**Task goal**. Omit every picture and return the rest of the data unaltered.

**Dataset extract**.
⟨
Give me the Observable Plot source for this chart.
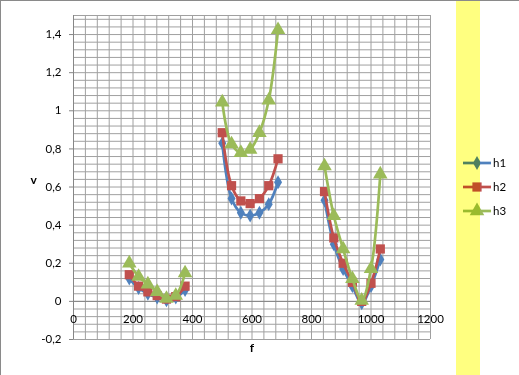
<!DOCTYPE html>
<html>
<head>
<meta charset="utf-8">
<script src="https://cdn.jsdelivr.net/npm/d3@7"></script>
<script src="https://cdn.jsdelivr.net/npm/@observablehq/plot@0.6"></script>
<style>
  body { margin: 0; background: #fff; }
  #wrap { position: relative; width: 519px; height: 375px; overflow: hidden; background: #fff; isolation: isolate; }
  #wrap svg { display: block; }
  .band { position: absolute; left: 456px; top: 0; width: 24px; height: 375px; background: #FFFF80; mix-blend-mode: multiply; }
  .bt { position: absolute; left: 0; top: 0; width: 519px; height: 1px; background: #8a8a8a; }
  .bl { position: absolute; left: 0; top: 0; width: 1px; height: 375px; background: #8a8a8a; }
  #legend { position: absolute; left: 0; top: 0; }
</style>
</head>
<body>
<div id="wrap"></div>
<script>
const seriesNames = ["h1", "h2", "h3"];
const seriesColors = ["#4F81BD", "#C0504D", "#9BBB59"];
const seriesSymbols = ["diamond", "square", "triangle"];
const seriesR = [4.2, 5.2, 5.4];

const groups = [1,1,1,1,1,1,1, 2,2,2,2,2,2,2, 3,3,3,3,3,3,3];
const f = [187.5, 218.75, 250, 281.25, 312.5, 343.75, 375,
           500, 531.25, 562.5, 593.75, 625, 656.25, 687.5,
           843.75, 875, 906.25, 937.5, 968.75, 1000, 1031.25];
const h1 = [0.12, 0.07, 0.04, 0.02, 0.005, 0.02, 0.06,
            0.83, 0.54, 0.465, 0.45, 0.465, 0.51, 0.625,
            0.53, 0.30, 0.17, 0.08, -0.01, 0.08, 0.22];
const h2 = [0.14, 0.08, 0.05, 0.03, 0.012, 0.025, 0.08,
            0.885, 0.607, 0.527, 0.513, 0.539, 0.607, 0.748,
            0.576, 0.333, 0.2, 0.1, 0.0, 0.095, 0.275];
const h3 = [0.2, 0.13, 0.09, 0.05, 0.015, 0.03, 0.148,
            1.045, 0.825, 0.78, 0.797, 0.885, 1.055, 1.425,
            0.71, 0.449, 0.275, 0.118, 0.005, 0.171, 0.667];

const xTicks = [0, 200, 400, 600, 800, 1000, 1200];
const yTicks = [-0.2, 0, 0.2, 0.4, 0.6, 0.8, 1, 1.2, 1.4];

const values = [h1, h2, h3];
const data = [];
seriesNames.forEach((s, i) => {
  f.forEach((x, j) => data.push({series: s, group: groups[j], f: x, v: values[i][j]}));
});

const fmt = d => String(d).replace(".", ",");
const gridX = d3.range(0, 1200.001, 40);
const gridY = d3.range(-0.2, 1.49, 0.04).map(d => +d.toFixed(2)).concat([1.5]);

const seriesMarks = seriesNames.flatMap((s, i) => {
  const sub = data.filter(d => d.series === s);
  return [
    Plot.line(sub, {x: "f", y: "v", z: "group", stroke: seriesColors[i], strokeWidth: 2.7, curve: "catmull-rom"}),
    Plot.dot(sub, {x: "f", y: "v", fill: seriesColors[i], stroke: "none", symbol: seriesSymbols[i], r: seriesR[i]})
  ];
});

const chart = Plot.plot({
  width: 519,
  height: 375,
  marginLeft: 73,
  marginRight: 89,
  marginTop: 15,
  marginBottom: 36,
  style: {fontFamily: "Lato, 'Open Sans', sans-serif", fontSize: "11.5px", color: "#000", background: "transparent"},
  x: {domain: [0, 1200]},
  y: {domain: [-0.2, 1.5]},
  marks: [
    Plot.ruleX(gridX, {y1: -0.2, y2: 1.5, stroke: "#a0a0a0", strokeWidth: 1}),
    Plot.ruleY(gridY, {x1: 0, x2: 1200, stroke: "#a0a0a0", strokeWidth: 1}),
    Plot.ruleX([0], {y1: -0.2, y2: 1.5, stroke: "#868686", strokeWidth: 1}),
    Plot.ruleY([0], {x1: 0, x2: 1200, stroke: "#868686", strokeWidth: 1}),
    Plot.axisY(yTicks, {tickFormat: fmt, tickSize: 4, tickPadding: 8, stroke: "#868686", label: null, fontSize: 11.5}),
    Plot.axisX([], {label: null}),
    Plot.text(xTicks, {x: d => d, y: 0, dy: 18, text: d => String(d), fill: "#000", fontSize: 11.5}),
    Plot.text(["v"], {frameAnchor: "left", dx: -43, dy: 3, text: d => d, fontWeight: "bold", fontSize: 12}),
    Plot.text(["f"], {frameAnchor: "bottom", dy: 12, text: d => d, fontWeight: "bold", fontSize: 12}),
    ...seriesMarks
  ]
});

const wrap = document.getElementById("wrap");
wrap.appendChild(chart);

// legend
const leg = d3.select(wrap).append("svg").attr("id", "legend").attr("width", 519).attr("height", 375);
const legY = [163, 187, 211];
const d3Symbols = {diamond: d3.symbolDiamond, square: d3.symbolSquare, triangle: d3.symbolTriangle};
seriesNames.forEach((s, i) => {
  const g = leg.append("g").attr("transform", `translate(0,${legY[i]})`);
  g.append("line").attr("x1", 463).attr("x2", 491).attr("y1", 0).attr("y2", 0)
    .attr("stroke", seriesColors[i]).attr("stroke-width", 2.7);
  g.append("path").attr("transform", "translate(477,0)")
    .attr("d", d3.symbol(d3Symbols[seriesSymbols[i]], Math.PI * seriesR[i] * seriesR[i])())
    .attr("fill", seriesColors[i]);
  g.append("text").attr("x", 493).attr("y", 0).attr("dy", "0.35em")
    .attr("font-family", "Lato, 'Open Sans', sans-serif").attr("font-size", 11.5).text(s);
});

const band = document.createElement("div"); band.className = "band"; wrap.appendChild(band);
const bt = document.createElement("div"); bt.className = "bt"; wrap.appendChild(bt);
const bl = document.createElement("div"); bl.className = "bl"; wrap.appendChild(bl);
</script>
</body>
</html>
⟩
**Written answer**.
Give me the Observable Plot source for this chart.
<!DOCTYPE html>
<html>
<head>
<meta charset="utf-8">
<script src="https://cdn.jsdelivr.net/npm/d3@7"></script>
<script src="https://cdn.jsdelivr.net/npm/@observablehq/plot@0.6"></script>
<style>
  body { margin: 0; background: #fff; }
  #wrap { position: relative; width: 519px; height: 375px; overflow: hidden; background: #fff; isolation: isolate; }
  #wrap svg { display: block; }
  .band { position: absolute; left: 456px; top: 0; width: 24px; height: 375px; background: #FFFF80; mix-blend-mode: multiply; }
  .bt { position: absolute; left: 0; top: 0; width: 519px; height: 1px; background: #8a8a8a; }
  .bl { position: absolute; left: 0; top: 0; width: 1px; height: 375px; background: #8a8a8a; }
  #legend { position: absolute; left: 0; top: 0; }
</style>
</head>
<body>
<div id="wrap"></div>
<script>
const seriesNames = ["h1", "h2", "h3"];
const seriesColors = ["#4F81BD", "#C0504D", "#9BBB59"];
const seriesSymbols = ["diamond", "square", "triangle"];
const seriesR = [4.2, 5.2, 5.4];

const groups = [1,1,1,1,1,1,1, 2,2,2,2,2,2,2, 3,3,3,3,3,3,3];
const f = [187.5, 218.75, 250, 281.25, 312.5, 343.75, 375,
           500, 531.25, 562.5, 593.75, 625, 656.25, 687.5,
           843.75, 875, 906.25, 937.5, 968.75, 1000, 1031.25];
const h1 = [0.12, 0.07, 0.04, 0.02, 0.005, 0.02, 0.06,
            0.83, 0.54, 0.465, 0.45, 0.465, 0.51, 0.625,
            0.53, 0.30, 0.17, 0.08, -0.01, 0.08, 0.22];
const h2 = [0.14, 0.08, 0.05, 0.03, 0.012, 0.025, 0.08,
            0.885, 0.607, 0.527, 0.513, 0.539, 0.607, 0.748,
            0.576, 0.333, 0.2, 0.1, 0.0, 0.095, 0.275];
const h3 = [0.2, 0.13, 0.09, 0.05, 0.015, 0.03, 0.148,
            1.045, 0.825, 0.78, 0.797, 0.885, 1.055, 1.425,
            0.71, 0.449, 0.275, 0.118, 0.005, 0.171, 0.667];

const xTicks = [0, 200, 400, 600, 800, 1000, 1200];
const yTicks = [-0.2, 0, 0.2, 0.4, 0.6, 0.8, 1, 1.2, 1.4];

const values = [h1, h2, h3];
const data = [];
seriesNames.forEach((s, i) => {
  f.forEach((x, j) => data.push({series: s, group: groups[j], f: x, v: values[i][j]}));
});

const fmt = d => String(d).replace(".", ",");
const gridX = d3.range(0, 1200.001, 40);
const gridY = d3.range(-0.2, 1.49, 0.04).map(d => +d.toFixed(2)).concat([1.5]);

const seriesMarks = seriesNames.flatMap((s, i) => {
  const sub = data.filter(d => d.series === s);
  return [
    Plot.line(sub, {x: "f", y: "v", z: "group", stroke: seriesColors[i], strokeWidth: 2.7, curve: "catmull-rom"}),
    Plot.dot(sub, {x: "f", y: "v", fill: seriesColors[i], stroke: "none", symbol: seriesSymbols[i], r: seriesR[i]})
  ];
});

const chart = Plot.plot({
  width: 519,
  height: 375,
  marginLeft: 73,
  marginRight: 89,
  marginTop: 15,
  marginBottom: 36,
  style: {fontFamily: "Lato, 'Open Sans', sans-serif", fontSize: "11.5px", color: "#000", background: "transparent"},
  x: {domain: [0, 1200]},
  y: {domain: [-0.2, 1.5]},
  marks: [
    Plot.ruleX(gridX, {y1: -0.2, y2: 1.5, stroke: "#a0a0a0", strokeWidth: 1}),
    Plot.ruleY(gridY, {x1: 0, x2: 1200, stroke: "#a0a0a0", strokeWidth: 1}),
    Plot.ruleX([0], {y1: -0.2, y2: 1.5, stroke: "#868686", strokeWidth: 1}),
    Plot.ruleY([0], {x1: 0, x2: 1200, stroke: "#868686", strokeWidth: 1}),
    Plot.axisY(yTicks, {tickFormat: fmt, tickSize: 4, tickPadding: 8, stroke: "#868686", label: null, fontSize: 11.5}),
    Plot.axisX([], {label: null}),
    Plot.text(xTicks, {x: d => d, y: 0, dy: 18, text: d => String(d), fill: "#000", fontSize: 11.5}),
    Plot.text(["v"], {frameAnchor: "left", dx: -43, dy: 3, text: d => d, fontWeight: "bold", fontSize: 12}),
    Plot.text(["f"], {frameAnchor: "bottom", dy: 12, text: d => d, fontWeight: "bold", fontSize: 12}),
    ...seriesMarks
  ]
});

const wrap = document.getElementById("wrap");
wrap.appendChild(chart);

// legend
const leg = d3.select(wrap).append("svg").attr("id", "legend").attr("width", 519).attr("height", 375);
const legY = [163, 187, 211];
const d3Symbols = {diamond: d3.symbolDiamond, square: d3.symbolSquare, triangle: d3.symbolTriangle};
seriesNames.forEach((s, i) => {
  const g = leg.append("g").attr("transform", `translate(0,${legY[i]})`);
  g.append("line").attr("x1", 463).attr("x2", 491).attr("y1", 0).attr("y2", 0)
    .attr("stroke", seriesColors[i]).attr("stroke-width", 2.7);
  g.append("path").attr("transform", "translate(477,0)")
    .attr("d", d3.symbol(d3Symbols[seriesSymbols[i]], Math.PI * seriesR[i] * seriesR[i])())
    .attr("fill", seriesColors[i]);
  g.append("text").attr("x", 493).attr("y", 0).attr("dy", "0.35em")
    .attr("font-family", "Lato, 'Open Sans', sans-serif").attr("font-size", 11.5).text(s);
});

const band = document.createElement("div"); band.className = "band"; wrap.appendChild(band);
const bt = document.createElement("div"); bt.className = "bt"; wrap.appendChild(bt);
const bl = document.createElement("div"); bl.className = "bl"; wrap.appendChild(bl);
</script>
</body>
</html>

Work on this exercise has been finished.